Resistance levels are above current prices because they are thought of as a ceiling for recent prices. Often though a stock will trade at or near resistance before it either rejects back lower from that ceiling or busts out higher above resistance based on stronger demand. Similar to support, prices can sometimes probe above resistance and then retreat back lower, creating a bull trap. This is why treating these price levels as zones or areas instead of exact prices is more wise. Technical analysis is not a science and markets are dynamic. As the chart of NFLX below shows how resistance was a general zone near the 560 price point for most of late 2020 into early 2021. The stock hit resistance at least half a dozen times over many months and fell back down below this 560 level. A few times it sneaked above for a few days but could not sustain buying demand. The market clearly was rejecting prices above 560 resistance. Until things changed in late summer and bulls were aggressive enough to launch the stock past 560 and much higher. Once large resistance areas like this break they tend to also become new support. Since price has memory it will remember that 560 as a previous level of importance.

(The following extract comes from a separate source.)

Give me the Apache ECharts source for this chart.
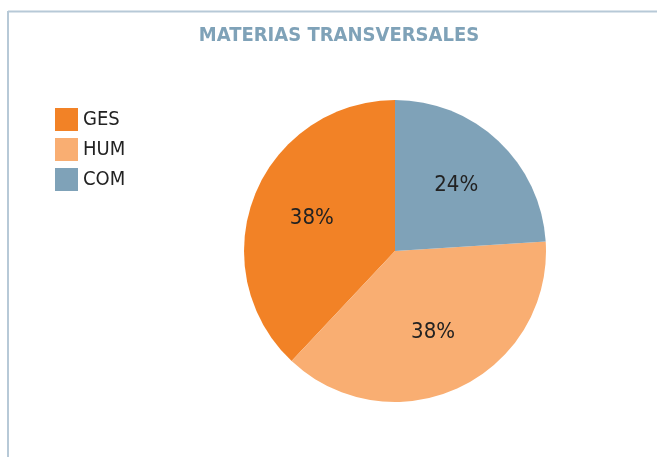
<!DOCTYPE html>
<html>
<head>
<meta charset="utf-8">
<script src="https://cdn.jsdelivr.net/npm/echarts@6/dist/echarts.min.js"></script>
<style>
html,body{margin:0;padding:0;background:#fff;}
#c{width:657px;height:457px;}
</style>
</head>
<body>
<div id="c"></div>
<script>
var title = 'MATERIAS TRANSVERSALES';
var categories = ['GES', 'HUM', 'COM'];
var values = [38, 38, 24];
var colors = ['#f28226', '#f9ae72', '#7fa2b8'];

var chart = echarts.init(document.getElementById('c'), null, {renderer: 'canvas'});
var FONT = '"DejaVu Sans Condensed", "Liberation Sans", Arial, sans-serif';
var pieData = categories.map(function (c, i) {
  return {name: c, value: values[i], itemStyle: {color: colors[i]}};
});
chart.setOption({
  backgroundColor: '#ffffff',
  animation: false,
  title: {
    text: title,
    left: 334, top: 21, textAlign: 'center',
    textStyle: {color: '#7fa2b8', fontSize: 20, fontWeight: 'bold', fontFamily: FONT}
  },
  legend: {
    orient: 'vertical', left: 55, top: 108, padding: 0,
    itemWidth: 23, itemHeight: 23, itemGap: 7,
    icon: 'rect',
    data: categories,
    textStyle: {fontSize: 20, color: '#222', fontFamily: FONT}
  },
  graphic: [
    {type: 'line', shape: {x1: 8, y1: 11.5, x2: 660, y2: 11.5}, style: {stroke: '#b7c9d7', lineWidth: 2}},
    {type: 'line', shape: {x1: 8, y1: 11, x2: 8, y2: 460}, style: {stroke: '#b7c9d7', lineWidth: 2}}
  ],
  series: [{
    type: 'pie',
    center: [395, 251],
    radius: 151,
    startAngle: 90,
    clockwise: false,
    data: pieData,
    label: {show: false},
    labelLine: {show: false},
    itemStyle: {borderWidth: 0},
    emphasis: {disabled: true},
    silent: true
  }, {
    type: 'pie',
    center: [395, 251],
    radius: [22, 151],
    startAngle: 90,
    clockwise: false,
    data: pieData.map(function (d) { return {name: d.name, value: d.value}; }),
    itemStyle: {color: 'rgba(0,0,0,0)', borderWidth: 0},
    label: {
      show: true, position: 'inside',
      formatter: function (p) { return p.value + '%'; },
      fontSize: 22, color: '#222', fontFamily: FONT
    },
    labelLine: {show: false},
    emphasis: {disabled: true},
    silent: true
  }]
});
</script>
</body>
</html>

Highs and Lows to Identify Support and Resistance
Finding where support and resistance are more likely to show up just comes down to observing charts and over time visually seeing where prices reject off from. By simply using previous highs and lows on a stock chart you can begin to see where support and resistance is formed over time. After each bounce off support the stock should try to make a higher high. If it is met with resistance at a previous high that means it may revisit support. This price action creates a trading range and eventually trading ranges are building up enough energy to make their next move. Growth stocks especially cannot stay in sideways trading ranges for too long because they are more volatile so a break of support or resistance is not a matter of if, but when. The below chart of AMD shows a choppy trading range between April and July of 2020. The stock created multiple tests of highs near 57, establishing clear resistance from sellers and also clear support near 49 from buyers creating a floor for prices. Each successive bounce off support made the stock stronger as demand increased. Eventually AMD broke free from its trading range in late July as it saw strong demand from buyers that made the stock breakout over 50% in less than a month.
Support Equals Resistance
Another concept I mentioned earlier was that when a key support level is broken it becomes resistance, or vice versa when resistance is cleared it becomes support going forward. These are sticky levels where price is attracted to retest against. When a resistance level breaks that indicates demand has overwhelmed supply so if price retreats back to that level it likely will be met by an increase in demand because it was that demand that originally drove price up through that price level. Sometimes when you are looking for a stock to breakout from a key level and you miss the trade, it often pays to wait for that initial retest of resistance now turned support to gain a new entry.
The chart of the QQQ Nasdaq 100 below shows prices from late 2020 into early 2021 as they broke out above 299 resistance. Once the QQQ cleared that 299 level it popped above and then retested that same 299 level within a few weeks. Then a few months later in early March, after a strong advance the stock came back to retest its former resistance of 299, which was now support and buyers were waiting patiently. Demand showed up and price never fell further, creating a strong rally off support back higher to a new resistance level closer to 340.
- Identifying support and resistance levels is a crucial part of successful chart analysis.
- Even though it’s not an exact science and often tough to find perfect levels, focusing on general zones of where buyers and sellers might gain control is best.
- Being aware of where important levels exist goes a long way to increasing your market awareness and forecasting skills.
- If a stock is nearing a previous support level it can serve as an alert to look for signs of buyers stepping and reversing price back higher.
- When support or resistance levels break, it shows a change between supply and demand.